WRITTEN TASK: Using the listing below, give again exactly the lines from the line with "Write a Python" to the line with "plt.rcParams['font.family'] = ['Liberation", inclusive, without the pictures.

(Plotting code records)
+-------+

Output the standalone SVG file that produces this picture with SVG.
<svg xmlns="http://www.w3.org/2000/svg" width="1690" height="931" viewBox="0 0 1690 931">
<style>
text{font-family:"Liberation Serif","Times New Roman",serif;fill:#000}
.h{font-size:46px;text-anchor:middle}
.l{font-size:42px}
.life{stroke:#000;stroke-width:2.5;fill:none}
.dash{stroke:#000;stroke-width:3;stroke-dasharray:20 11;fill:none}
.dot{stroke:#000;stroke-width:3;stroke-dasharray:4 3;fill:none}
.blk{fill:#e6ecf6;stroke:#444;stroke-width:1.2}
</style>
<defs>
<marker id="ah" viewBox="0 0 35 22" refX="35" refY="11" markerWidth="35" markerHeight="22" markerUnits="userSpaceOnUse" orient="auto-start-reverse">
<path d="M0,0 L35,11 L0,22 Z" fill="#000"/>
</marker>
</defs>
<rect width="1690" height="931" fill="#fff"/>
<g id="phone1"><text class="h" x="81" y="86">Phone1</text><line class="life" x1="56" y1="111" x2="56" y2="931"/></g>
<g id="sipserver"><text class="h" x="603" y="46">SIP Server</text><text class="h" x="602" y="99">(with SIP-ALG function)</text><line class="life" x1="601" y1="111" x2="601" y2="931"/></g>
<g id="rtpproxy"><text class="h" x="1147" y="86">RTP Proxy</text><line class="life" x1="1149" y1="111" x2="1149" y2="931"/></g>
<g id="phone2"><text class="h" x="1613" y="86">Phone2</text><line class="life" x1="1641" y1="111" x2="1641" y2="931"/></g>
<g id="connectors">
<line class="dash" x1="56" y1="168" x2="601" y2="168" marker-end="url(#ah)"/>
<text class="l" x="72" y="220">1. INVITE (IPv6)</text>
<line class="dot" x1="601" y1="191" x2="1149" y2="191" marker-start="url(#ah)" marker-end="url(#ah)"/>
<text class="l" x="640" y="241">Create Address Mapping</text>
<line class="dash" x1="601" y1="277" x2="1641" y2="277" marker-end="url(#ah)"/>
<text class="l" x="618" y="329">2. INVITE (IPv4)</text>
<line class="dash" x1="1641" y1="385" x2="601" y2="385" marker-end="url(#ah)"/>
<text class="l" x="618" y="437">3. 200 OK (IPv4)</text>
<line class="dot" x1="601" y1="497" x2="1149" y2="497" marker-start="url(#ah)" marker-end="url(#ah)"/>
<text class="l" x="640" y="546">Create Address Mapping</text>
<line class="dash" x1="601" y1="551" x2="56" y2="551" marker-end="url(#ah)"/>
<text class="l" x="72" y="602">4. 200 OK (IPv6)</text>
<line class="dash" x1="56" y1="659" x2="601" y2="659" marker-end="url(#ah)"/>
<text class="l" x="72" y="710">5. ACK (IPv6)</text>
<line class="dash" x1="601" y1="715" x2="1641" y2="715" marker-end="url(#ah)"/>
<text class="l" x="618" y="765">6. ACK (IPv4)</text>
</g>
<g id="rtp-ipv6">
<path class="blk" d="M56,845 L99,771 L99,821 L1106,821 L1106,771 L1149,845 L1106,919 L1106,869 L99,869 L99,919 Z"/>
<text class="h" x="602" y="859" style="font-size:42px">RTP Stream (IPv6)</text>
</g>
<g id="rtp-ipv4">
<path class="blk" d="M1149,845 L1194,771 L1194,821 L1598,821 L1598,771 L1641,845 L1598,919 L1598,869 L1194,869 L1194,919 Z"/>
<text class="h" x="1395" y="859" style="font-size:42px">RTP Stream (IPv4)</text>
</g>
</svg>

+-------+

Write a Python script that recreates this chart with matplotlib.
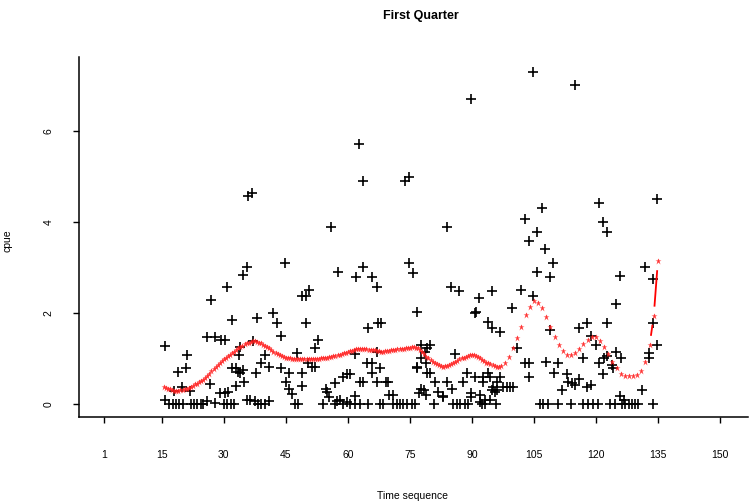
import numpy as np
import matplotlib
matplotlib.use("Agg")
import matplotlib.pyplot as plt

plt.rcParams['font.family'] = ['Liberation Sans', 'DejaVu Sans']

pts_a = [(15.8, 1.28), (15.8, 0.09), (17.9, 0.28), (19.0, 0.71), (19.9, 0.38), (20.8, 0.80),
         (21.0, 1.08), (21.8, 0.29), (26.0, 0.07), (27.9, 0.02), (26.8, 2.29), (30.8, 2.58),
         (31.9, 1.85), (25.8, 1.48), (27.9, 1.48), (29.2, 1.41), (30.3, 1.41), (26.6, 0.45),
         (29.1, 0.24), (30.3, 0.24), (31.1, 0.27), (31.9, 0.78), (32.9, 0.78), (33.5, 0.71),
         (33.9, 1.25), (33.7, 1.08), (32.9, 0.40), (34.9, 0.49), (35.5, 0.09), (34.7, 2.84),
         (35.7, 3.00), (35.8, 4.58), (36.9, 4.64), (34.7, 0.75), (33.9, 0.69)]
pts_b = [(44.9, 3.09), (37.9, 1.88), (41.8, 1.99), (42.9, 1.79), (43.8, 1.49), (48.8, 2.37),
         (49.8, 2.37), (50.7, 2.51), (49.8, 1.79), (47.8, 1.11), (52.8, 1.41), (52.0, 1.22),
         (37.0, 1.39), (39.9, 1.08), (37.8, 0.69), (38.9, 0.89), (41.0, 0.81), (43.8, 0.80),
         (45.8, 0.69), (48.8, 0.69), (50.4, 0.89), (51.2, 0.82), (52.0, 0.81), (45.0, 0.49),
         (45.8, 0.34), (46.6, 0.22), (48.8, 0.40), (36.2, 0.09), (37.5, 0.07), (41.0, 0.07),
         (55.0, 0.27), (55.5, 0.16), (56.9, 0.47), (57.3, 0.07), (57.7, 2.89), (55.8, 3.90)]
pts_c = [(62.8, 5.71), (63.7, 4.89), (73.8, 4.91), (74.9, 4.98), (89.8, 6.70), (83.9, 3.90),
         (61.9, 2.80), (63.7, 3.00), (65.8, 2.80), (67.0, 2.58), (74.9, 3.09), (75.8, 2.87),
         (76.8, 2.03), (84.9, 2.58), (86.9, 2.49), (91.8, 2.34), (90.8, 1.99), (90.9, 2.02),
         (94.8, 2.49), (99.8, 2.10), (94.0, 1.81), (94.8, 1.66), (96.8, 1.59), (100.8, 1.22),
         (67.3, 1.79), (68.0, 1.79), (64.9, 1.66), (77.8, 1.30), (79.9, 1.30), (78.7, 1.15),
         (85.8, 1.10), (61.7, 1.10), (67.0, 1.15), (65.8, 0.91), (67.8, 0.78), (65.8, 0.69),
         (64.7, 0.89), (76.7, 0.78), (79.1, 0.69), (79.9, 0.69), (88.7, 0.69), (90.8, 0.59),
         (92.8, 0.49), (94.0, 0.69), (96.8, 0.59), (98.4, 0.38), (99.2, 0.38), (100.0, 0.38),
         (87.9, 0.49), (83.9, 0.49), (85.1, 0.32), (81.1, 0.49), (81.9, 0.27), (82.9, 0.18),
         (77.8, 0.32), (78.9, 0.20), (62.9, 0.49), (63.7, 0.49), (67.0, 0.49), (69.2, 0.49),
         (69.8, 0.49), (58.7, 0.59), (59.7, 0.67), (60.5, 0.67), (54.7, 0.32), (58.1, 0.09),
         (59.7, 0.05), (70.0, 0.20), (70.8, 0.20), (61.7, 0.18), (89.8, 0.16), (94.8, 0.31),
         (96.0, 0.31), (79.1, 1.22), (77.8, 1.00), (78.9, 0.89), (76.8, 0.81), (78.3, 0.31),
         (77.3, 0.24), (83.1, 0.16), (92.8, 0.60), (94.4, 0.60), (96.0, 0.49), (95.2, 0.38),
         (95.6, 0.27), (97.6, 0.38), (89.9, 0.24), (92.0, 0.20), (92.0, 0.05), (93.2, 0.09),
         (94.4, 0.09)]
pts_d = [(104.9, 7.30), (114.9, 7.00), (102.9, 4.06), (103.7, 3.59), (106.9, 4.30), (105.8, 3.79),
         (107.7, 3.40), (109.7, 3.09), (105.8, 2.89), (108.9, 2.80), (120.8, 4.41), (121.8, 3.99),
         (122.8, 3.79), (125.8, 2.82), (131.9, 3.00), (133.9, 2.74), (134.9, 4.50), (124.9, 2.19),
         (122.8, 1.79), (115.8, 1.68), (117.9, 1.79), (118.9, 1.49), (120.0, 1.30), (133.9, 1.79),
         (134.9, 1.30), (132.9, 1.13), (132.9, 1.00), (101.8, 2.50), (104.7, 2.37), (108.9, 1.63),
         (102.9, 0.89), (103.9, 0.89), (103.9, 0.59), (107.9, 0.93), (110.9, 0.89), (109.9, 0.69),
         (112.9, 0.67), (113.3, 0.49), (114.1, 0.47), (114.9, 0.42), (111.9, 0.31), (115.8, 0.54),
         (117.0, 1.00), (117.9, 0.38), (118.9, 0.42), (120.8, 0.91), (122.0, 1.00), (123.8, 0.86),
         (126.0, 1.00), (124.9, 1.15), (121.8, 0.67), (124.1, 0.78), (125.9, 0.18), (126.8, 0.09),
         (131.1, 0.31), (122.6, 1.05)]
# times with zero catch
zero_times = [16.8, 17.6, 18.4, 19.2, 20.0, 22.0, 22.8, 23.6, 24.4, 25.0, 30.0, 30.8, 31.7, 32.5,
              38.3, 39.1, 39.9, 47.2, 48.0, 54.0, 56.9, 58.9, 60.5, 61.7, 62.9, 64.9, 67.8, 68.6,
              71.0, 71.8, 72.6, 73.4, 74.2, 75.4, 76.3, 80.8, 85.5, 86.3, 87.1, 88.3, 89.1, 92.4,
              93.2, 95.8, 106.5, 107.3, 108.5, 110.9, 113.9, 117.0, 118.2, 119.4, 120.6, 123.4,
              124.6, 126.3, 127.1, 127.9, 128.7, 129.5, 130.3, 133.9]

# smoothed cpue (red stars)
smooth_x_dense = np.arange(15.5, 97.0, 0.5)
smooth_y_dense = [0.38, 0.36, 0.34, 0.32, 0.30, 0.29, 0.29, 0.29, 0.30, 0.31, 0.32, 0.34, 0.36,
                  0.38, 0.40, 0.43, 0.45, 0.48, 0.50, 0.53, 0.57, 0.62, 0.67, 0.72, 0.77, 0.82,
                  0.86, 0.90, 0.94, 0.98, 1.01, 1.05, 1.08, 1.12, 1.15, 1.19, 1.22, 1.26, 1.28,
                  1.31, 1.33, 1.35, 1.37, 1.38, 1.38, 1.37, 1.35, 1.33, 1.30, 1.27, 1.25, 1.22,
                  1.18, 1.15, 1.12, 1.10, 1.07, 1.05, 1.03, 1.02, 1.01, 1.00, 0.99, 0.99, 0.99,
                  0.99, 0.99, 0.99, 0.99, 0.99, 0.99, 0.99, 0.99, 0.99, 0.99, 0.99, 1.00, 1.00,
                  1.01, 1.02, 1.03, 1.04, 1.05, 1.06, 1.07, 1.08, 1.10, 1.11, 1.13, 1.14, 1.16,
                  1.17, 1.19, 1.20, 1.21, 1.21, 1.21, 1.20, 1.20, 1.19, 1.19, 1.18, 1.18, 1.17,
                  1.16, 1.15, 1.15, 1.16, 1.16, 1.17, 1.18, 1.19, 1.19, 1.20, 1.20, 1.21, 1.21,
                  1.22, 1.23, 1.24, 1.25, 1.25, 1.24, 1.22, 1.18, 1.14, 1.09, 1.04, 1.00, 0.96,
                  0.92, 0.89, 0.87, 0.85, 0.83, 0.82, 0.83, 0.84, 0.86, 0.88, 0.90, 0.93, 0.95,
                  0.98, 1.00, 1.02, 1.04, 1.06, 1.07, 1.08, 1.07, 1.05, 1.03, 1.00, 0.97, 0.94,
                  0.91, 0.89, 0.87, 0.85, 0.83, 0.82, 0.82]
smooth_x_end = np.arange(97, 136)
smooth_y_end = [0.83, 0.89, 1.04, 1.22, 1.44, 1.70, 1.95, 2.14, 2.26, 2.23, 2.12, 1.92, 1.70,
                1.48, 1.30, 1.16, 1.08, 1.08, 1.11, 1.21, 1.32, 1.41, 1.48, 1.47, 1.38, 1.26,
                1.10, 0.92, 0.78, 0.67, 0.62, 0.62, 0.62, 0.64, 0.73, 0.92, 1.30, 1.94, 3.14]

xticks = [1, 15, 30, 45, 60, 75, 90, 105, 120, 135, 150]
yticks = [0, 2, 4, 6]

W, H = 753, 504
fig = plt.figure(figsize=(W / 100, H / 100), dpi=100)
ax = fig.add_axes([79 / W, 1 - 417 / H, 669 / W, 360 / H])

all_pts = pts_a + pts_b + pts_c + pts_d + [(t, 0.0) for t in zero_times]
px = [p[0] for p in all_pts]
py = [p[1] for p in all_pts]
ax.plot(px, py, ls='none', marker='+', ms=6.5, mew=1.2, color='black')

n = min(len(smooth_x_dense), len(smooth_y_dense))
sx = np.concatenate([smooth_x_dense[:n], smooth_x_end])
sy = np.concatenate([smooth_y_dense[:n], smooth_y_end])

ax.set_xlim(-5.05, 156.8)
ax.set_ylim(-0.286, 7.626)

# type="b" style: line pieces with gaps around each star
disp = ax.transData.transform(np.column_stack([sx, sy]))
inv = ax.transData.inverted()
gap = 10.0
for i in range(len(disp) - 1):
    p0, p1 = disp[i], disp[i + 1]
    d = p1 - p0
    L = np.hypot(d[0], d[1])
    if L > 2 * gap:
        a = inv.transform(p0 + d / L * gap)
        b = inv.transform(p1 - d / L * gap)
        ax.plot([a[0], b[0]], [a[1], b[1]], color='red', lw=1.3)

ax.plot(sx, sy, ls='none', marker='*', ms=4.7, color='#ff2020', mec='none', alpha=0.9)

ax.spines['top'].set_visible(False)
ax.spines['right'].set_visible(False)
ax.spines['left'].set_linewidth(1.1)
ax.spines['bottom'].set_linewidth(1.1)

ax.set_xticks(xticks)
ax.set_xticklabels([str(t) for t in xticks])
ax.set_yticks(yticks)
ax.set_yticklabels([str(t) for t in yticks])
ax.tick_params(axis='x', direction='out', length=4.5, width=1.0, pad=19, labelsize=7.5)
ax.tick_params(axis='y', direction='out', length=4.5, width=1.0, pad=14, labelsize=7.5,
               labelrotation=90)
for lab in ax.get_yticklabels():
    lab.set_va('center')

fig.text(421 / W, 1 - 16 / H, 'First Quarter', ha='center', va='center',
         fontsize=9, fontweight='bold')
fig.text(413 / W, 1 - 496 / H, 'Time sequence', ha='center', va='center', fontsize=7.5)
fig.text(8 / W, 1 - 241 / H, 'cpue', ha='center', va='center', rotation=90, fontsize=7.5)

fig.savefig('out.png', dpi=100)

+-------+

EXERCISE OUTPUT:
Write a Python script that recreates this chart with matplotlib.
import numpy as np
import matplotlib
matplotlib.use("Agg")
import matplotlib.pyplot as plt

plt.rcParams['font.family'] = ['Liberation Sans', 'DejaVu Sans']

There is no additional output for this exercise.